Azure Private Link
Introduction:
This article is a continuation
of the series of articles starting with the description of SignalR service. In this article, we follow up on the discussion of Azure Gateway service with what helps Azure Gateway span private IP addresses, public IP
addresses and availability zones. We refer to the Azure Private Link Service
and describe it this document.
Description and comparison:
Azure Private Link enables
access to Azure Services over a virtual network so that they might be accessed
over the Microsoft Backbone network rather than the public internet. The service such as a cache provisioning
service, a database provisioning service or a service bus broker service
enables the corresponding provisioned resources to be accessed at their private
endpoints via a virtual network that the user has setup for their application
to interact with the services. Traffic between the virtual network and the
services never goes to the internet providing benefits such as security, low
latency, building and allowing private connections between resources as well as
adding private endpoints to an application gateway backend pool.
The private link service is
more than just the endpoint and its usage for a resource. It seamlessly
connects customers to the Microsoft Azure resources and their client’s
applications on a private network which would otherwise have required
connectivity over the internet and the use of Virtual Private network (VPN). This
provides a low cost, highly secure, and scalable environment that is a win-win
for application, Microsoft cloud resources as well as the consumers that
interact with those entities.
If the virtual network
belonging to the client that has written the application involving the
Microsoft Azure resources, is on-premises it can be directly connected to the
Azure resources via this linking and avoids the use of ExpressRoute that
traverses the internet. Similarly, it works on peered virtual networks. Peered virtual networks appear as one to
their client and resources on either network can access each other but it is
used to connect separate virtual networks in the same Azure region or for
global virtual networks that span different regions even if they are provisioned
under different subscriptions and resource groups. Peering makes both networks
appear as one where many resource in one network can access those in the other,
but the links are cheap and efficient to perform only one mapping. Azure Private Links can be setup for both the
on-premises virtual network as well as the peered virtual network. All they
need to do is create a private endpoint on their respective virtual networks so
that the private endpoint can be linked to the Microsoft Azure resource. This
private endpoint acts just like a proxy rather than the actual instance that
would otherwise have required connectivity over the public internet.
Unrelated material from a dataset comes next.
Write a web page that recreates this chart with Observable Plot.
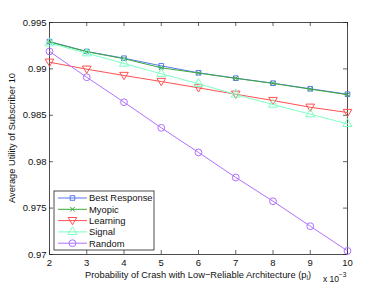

When the private endpoint is mapped to the
Azure service, an Azure resource called the “private link service” which
connects to the standard load balancer of the corresponding Azure service on
its backend. The link is always between
the private endpoint on the customer’s virtual network and the Azure Private
Link Service object provisioned by this service.
Private connectivity
facilitated by this service is preferred to the public connectivity for data
protection, simpler network configuration, low latency for same region, global
reach for cross-region access, and bringing together applications and services
on a private network. The last one mentioned as a benefit is realized when the
service written by an Azure customer can put it behind a standard load balancer
and map to one another via this private link. The Azure Private Link can be
setup for such load balancer regardless of whether it is an Azure service or
the Azure customers’ service.
Conclusion:
Azure Private Links enhance the
ability of the Azure customer to connect their applications and those of their
customers to talk directly to Azure Services on a private network.